In Jamaica, small amounts of pot decriminalized
Drug law amendments that partially decriminalize small amounts of pot and pave the way for a lawful medical marijuana sector went into effect Wednesday in Jamaica, a country where the drug has long been culturally entrenched.
Justice Minister Mark Golding described the reforms as "long overdue" on the Caribbean island, where the drug is revered by members of Jamaica's Rastafarian movement and used regularly by many ordinary Jamaicans. Jamaica's Parliament gave the amendments final approval in February.
The act makes possession of up to 2 ounces (56 grams) of marijuana, or "ganja" as it's known locally, a petty offense that could result in a roughly $5 ticket but not in an arrest or a criminal record.
Cultivation of five or fewer plants by any household is allowed.
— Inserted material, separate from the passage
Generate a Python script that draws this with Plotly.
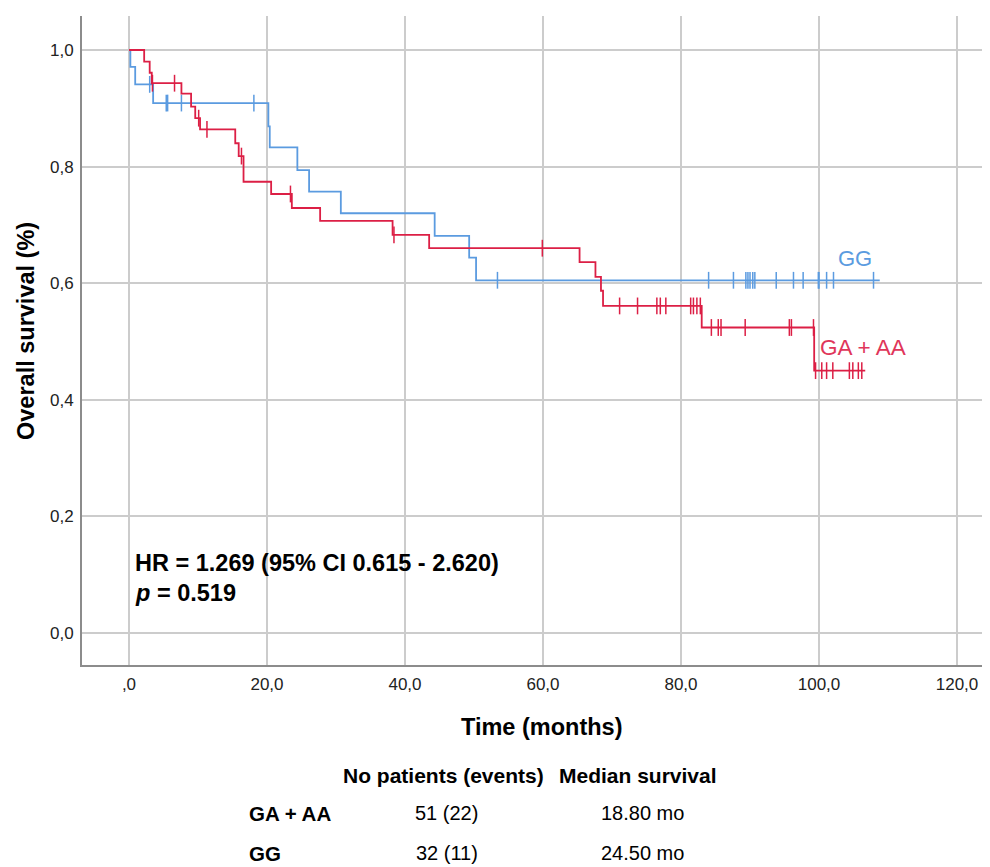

And Rastafarian adults are now permitted to use marijuana for sacramental purposes for the first time since the homegrown spiritual movement was founded in the 1930s.
In the late reggae icon Bob Marley's old neighborhood of Trench Town, a dreadlocked Rastafarian adherent known as Nature enjoyed a pipe stuffed full of "wisdom weed" during a Wednesday morning smoking session. He said Jamaican police, frequently criticized for heavy-handed behavior when dealing with young men smoking marijuana, will have to learn restraint.
"The Babylon police used to abuse the Rastaman for smoking the herb. But the times are changing and the agitation has to stop," Nature said in the Trench Town Culture Yard, where tree trunks are painted in the black, yellow, red and green of Rastafari, a movement that reveres Ethiopia's late Emperor Haile Selassi as a god and considers black people living outside Africa as captives.
Jamaican authorities have become emboldened by changes to pot laws in U.S. states and numerous countries, and they hope the island can become a player in the burgeoning medical marijuana industry, health tourism and the development of weed-derived products. The new amendments allow possession of marijuana for certified scientific research.
A new "cannabis licensing authority" is supposed to regulate the cultivation and distribution of marijuana for legal purposes. However, it's not clear when a regulated and taxed medical marijuana sector will get off the ground in Jamaica.
The changes will also affect some tourists. Foreigners who are prescribed medical marijuana abroad will be able to pay for Health Ministry permits authorizing them to legally buy up to 2 ounces (56 grams) of local weed for medical or therapeutic purposes during their stay.
Peter Bunting, the island's national security minister, has assured that the new law "does not create a free-for-all in the growing, transporting, dealing or exporting of ganja.
"The security forces will continue to rigorously enforce Jamaican law consistent with our international treaty obligations," he said earlier this year.
Jamaican cannabis crusaders said there's still a lot of confusion about the changes.
"Lots of people are unclear about what decriminalization really means ... Nonetheless, we are happy about the progress made so far as it's a major step forward," said Delano Seiveright, director of the island's Cannabis Commercial and Medicinal Taskforce.